BRAVO, BRAVO!!! Frank's arm was right where the knees landed. he pulled his arm away when he struck with the knees. Intentional knees to the head. i think Frank got caught in the moment and threw the illegal knees not thinking about the rules. he was out of his gameplan, renzo was doing his thing, not dominating but winning both rounds. I've been bashing Frank since the fight last nite really hard. Mainly because what he said afterwards, not the fight itself. He should've been a man about things and apologized for the illegal knees, then and only then should he have been hyping the re-match, after it all was said and done. but disrespecting the sport by unacknowledging the rules? come one frank....like someone said in this or an earlier thread we all now know why Ken and your adopted father (the one that saved him from a life of failure and ultimately maybe prison) has disassociated himself from you for ten years. Least Ken acknowledged to Tito after there third fight that they 'made alot of money together'. ddn't run his mouth like a punk b*tch. hope someones punches your wife in the ovaries frank


----------



## pt447 (Sep 1, 2006)

Ghizman said:


> BRAVO, BRAVO!!! Frank's arm was right where the knees landed. he pulled his arm away when he struck with the knees. Intentional knees to the head. i think Frank got caught in the moment and threw the illegal knees not thinking about the rules. he was out of his gameplan, renzo was doing his thing, not dominating but winning both rounds. I've been bashing Frank since the fight last nite really hard. Mainly because what he said afterwards, not the fight itself. He should've been a man about things and apologized for the illegal knees, then and only then should he have been hyping the re-match, after it all was said and done. but disrespecting the sport by unacknowledging the rules? come one frank....like someone said in this or an earlier thread we all now know why Ken and your adopted father (the one that saved him from a life of failure and ultimately maybe prison) has disassociated himself from you for ten years. Least Ken acknowledged to Tito after there third fight that they 'made alot of money together'. ddn't run his mouth like a punk b*tch. *hope someones punches your wife in the ovaries frank*


yeah, her comment right at the end really boiled my balls!!!


----------



## TKOSPIKE (Jul 7, 2006)

pt447 said:


> yeah, her comment right at the end really boiled my balls!!!

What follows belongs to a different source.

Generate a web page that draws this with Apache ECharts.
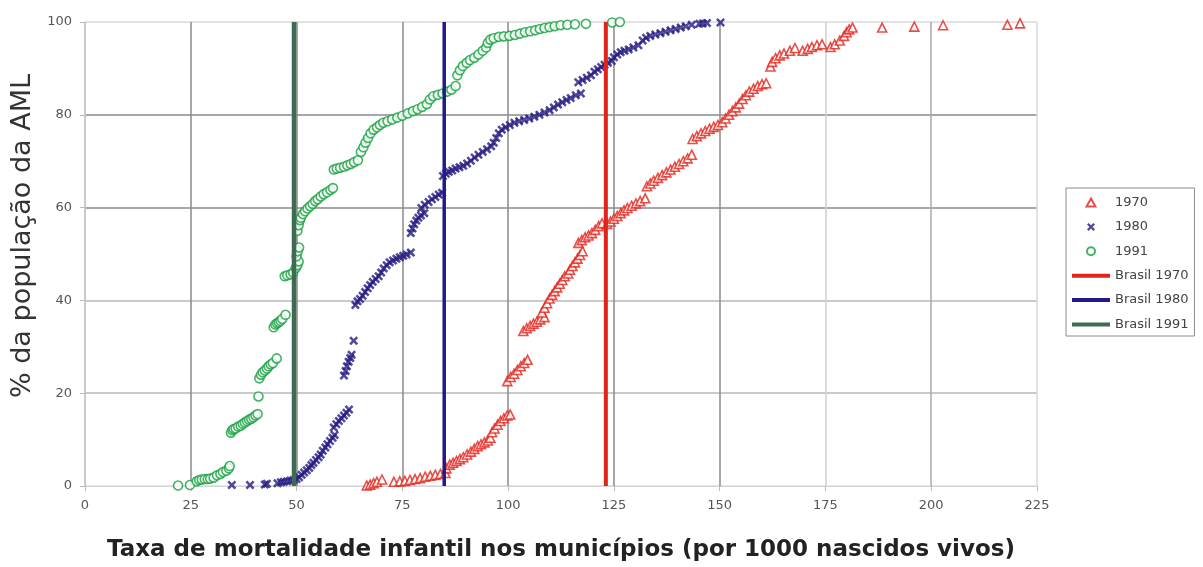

love him or hate him thats frank shamrock for ya. i can see why him and tito are really good friends. lol :laugh:


----------



## pt447 (Sep 1, 2006)

TKOSPIKE said:


> love him or hate him thats frank shamrock for ya. i can see why him and tito are really good friends. lol :laugh:


i just don't see how real fans of the sport, the ones who respect the fighters and the sport for it's artistry and respect, can think Frank is anything more than a loudmouth piece of trash! just because he's good doesn't mean he has free reign to act like a jackass and bring the sport to the level of boxing!


----------



## JawShattera (Nov 1, 2006)

pt comeon frank is ill as ****


----------



## Onganju (May 26, 2006)

Wow... This is an amusing thread. I watched the fight and here are my thoughts:

1) If you thought Renzo was doin' the Lay 'n' Pray, then you've never spent too much time on the gruond with anyone who knows what they're doing. It wasn't like Renzo took Frank down, sat in his full gaurd with his head buried in this chest hoping not to get hit. He took him down and would immediately transition to half-guard and then out to side mount. He was working. If you can't see that, get on the mat with someone who knows what they're doing, not your undersized cousins or siblings, and definitely not just your drunk buddies.

2) I don't know what to think about that warning timer. I was watching the fight, and Herb Dean stands them up while Renzo has moved to KoB. *The crowd didn't even start booing at that point*. Do you know how significant that is considering the nature of the Stateside audience? Hell, even the announcers were saying that Frank was just holding on (in their exact words "stalling) waiting for the warning to go off and get reset to their feet. I don't know on what side of the fence you are on as far as ground work goes, but they were definitely being stood up way too early.

3) When things were standing, Frank was scoring with strikes. But, this ain't boxing and the clinch (and following takedown) was par for the course. I was expecting a little more on Frank's end to keep it on his side of the game.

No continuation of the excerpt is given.